Philanthropist Elliott Broidy Acquires Rare Auschwitz Crematoria Whiteprint to Combat Antisemitism
This piece was originally published on Voice.media on January 6, 2026.
By Alinasir Nasir
Philanthropist and entrepreneur Elliott Broidy has acquired an extremely rare artifact of historical significance: one of only two surviving original architectural drawings—a whiteprint—of the first design of the crematoria at the Auschwitz-Birkenau death camp.
According to Broidy’s announcement, the artifact is “a chilling and irrefutable piece of evidence documenting the start of the systematic, industrialized murder of millions of Jews that defined the Holocaust.”
The only other known copy is held in a Moscow archive that is inaccessible to Western scholars.
Created in October 1941 by SS architect Walter Dejaco under the direction of Auschwitz commandant Rudolf Höss, the drawing informed the design of Crematoria II and III at Birkenau, where hundreds of thousands of Jews were murdered beginning in the spring of 1943.
Broidy purchased the document for $1.5 million from Rabbi David Baron of the Temple of the Arts Synagogue in Beverly Hills, California, an amount symbolically honoring the 1.5 million Jewish children murdered in the Holocaust. The funds will support Rabbi Baron’s development of a global early-childhood curriculum focused on empathy and altruism.

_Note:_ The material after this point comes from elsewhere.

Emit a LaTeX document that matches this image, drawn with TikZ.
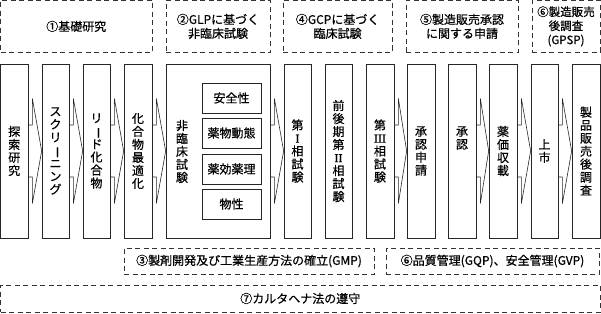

In the announcement, Broidy described the whiteprint as crucial evidence at a moment of rising antisemitism and Holocaust denial. “To behold it is to confront the deliberate design of evil,” he said. “My most sincere wish is for this whiteprint to be memorialized as part of an irrefutable body of evidence that negates Holocaust denial and helps to forever silence malevolent revisionists while also educating new generations about the lessons of the Holocaust.”
The document was authenticated by renowned Auschwitz scholar Robert Jan van Pelt, the author of, among other works, Auschwitz, 1270 to the Present (with Deborah Dwork) and The Case for Auschwitz: Evidence from the Irving Trial and an expert witness for the defense in David Irving’s civil libel suit brought against Holocaust historian Deborah Lipstadt.
Van Pelt and another Holocaust historian cited in the press release, Michael Berenbaum, view the document as an especially valuable artifact because it captures the meticulousness with which the Nazis planned, engineered, and implemented mass murder.
Broidy intends to exhibit the artifact at institutions dedicated to Holocaust education and combating antisemitism before donating it permanently to such an institution. He sees this journey as an extension of his broader commitment confronting extremist ideologies, including his help in supporting the purchase and transformation of the former home of Rudolf Höss—located directly next to the Auschwitz concentration camp in Oświęcim, Poland—into the Auschwitz Research Center on Hate, Extremism and Radicalization (ARCHER) at House 88, which fights antisemitism and other forms of extremism with cutting-edge technology. Broidy co-chairs The Fund to End Antisemitism, Extremism and Hate, whose purpose is to support ARCHER at House 88.
“The Nazis sought to erase the humanity of their victims and their very existence,” Broidy said. “This artifact—and the education it will support—reasserts that humanity, helps ensure the continuity of the Jewish people, and works to build ways for all people to see the good in others.”